Here is the ideal in each virtue as she wrote it, with an example at the end.
I am a Disciple of Christ!
S is for Supernatural Spirit, which is how I love God by seeing everything around me as an opportunity to praise and serve him. Therefore I am careful about how I act during prayer times. I ask myself throughout the day, “What would Jesus do now?” Then I do it.
I am a Sister/Brother and Friend!
C is for courtesy, whichis how I love my sisters and brothers by thinking of them before myself. I am gentle in word and deed. I share, play fair, and use good manners. Being kind helps me to overlook others’ rough spots so that I can learn what it takes to be a real friend. This is what being a Christian is all about.
I am a Daughter or Son!
O is for Obedience, whichis how I love my mom and dad by honoring and respecting them. I listen carefully to what they say and respond to their requests right away with a pleasant attitude. I do not talk back, whine, or complain. The more I obey my parents, the easier it will be for me to obey God, and the happier our family will be.
I am a Citizen!
R is for Responsibility, which is how I show respect for my role in society — which for me is my home — by helping to do my part in keeping family activities orderly and peaceful. I do my chores promptly and happily, I follow the rules of the house and I respect our property. By following these guidelines, I help make our home a fun and safe place in which to work and play.
I am a Scholar!
E is for Excellence, which is how I show love for learning. I complete my assignments, participate in activities, and perform all my duties with enthusiasm, creativity and diligence. I do not quit or put others down. My positive attitude helps me overcome any obstacles. By trying my best in everything I attempt, I give glory to God and please my teachers.
So those are the virtues. Each child would be given a goal in each area.
For example, an 8-year-old might get a SCORE card that looks like this:
Ella’s SCORE goals
S: Audibly say prayers during family Rosary.
C: Use good manners at table, especially: sit properly on chair; use utensils, not fingers; chew with mouth closed.
O: Repeat back a parent’s request so I don’t forget; then do it; then ask, “Is there anything else?”
R: Unload dishwasher and set breakfast table (without daydreaming or getting sidetracked!).

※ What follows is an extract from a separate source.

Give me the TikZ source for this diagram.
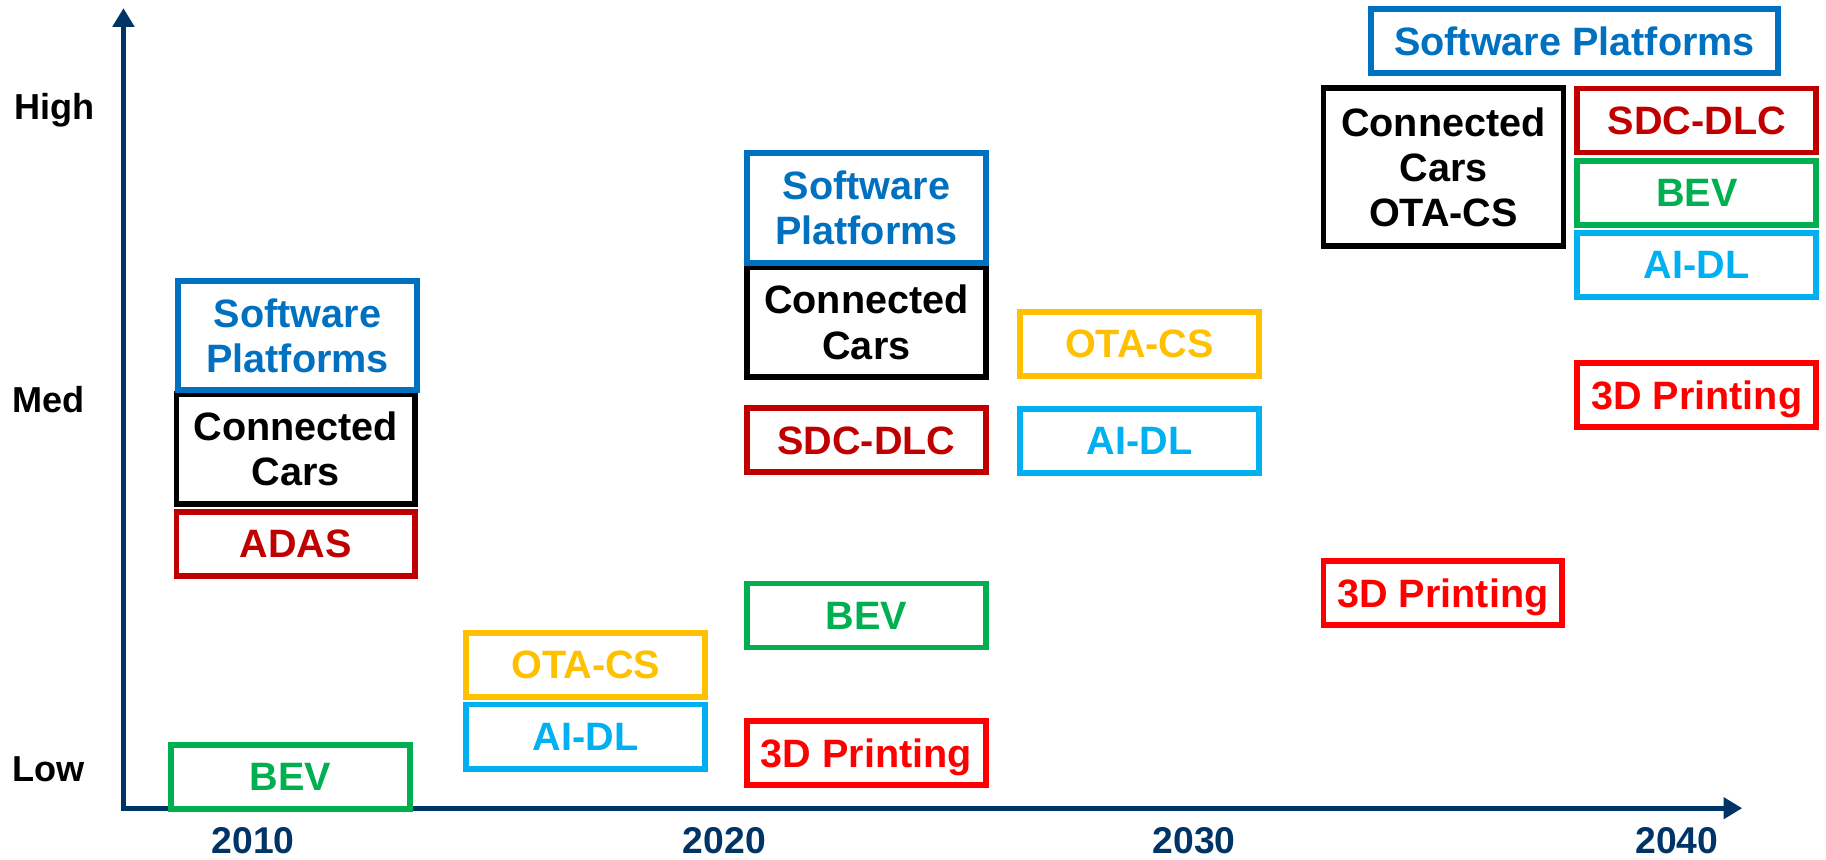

E: Review spelling words daily.
Others would be tailored by age and child. A “Supernatural Spirit” goal for a 4- or 5-year-old may simply be to only sit, stand, or kneel during Rosary. A “Courtesy” goal for a bossy 10-year-old might be to speak with a kind voice (or “rewind” and try again after slipping up). A “Responsibility” goal for an older child who needs to be more engaged might be to check the younger kids’ “Responsibility” goals.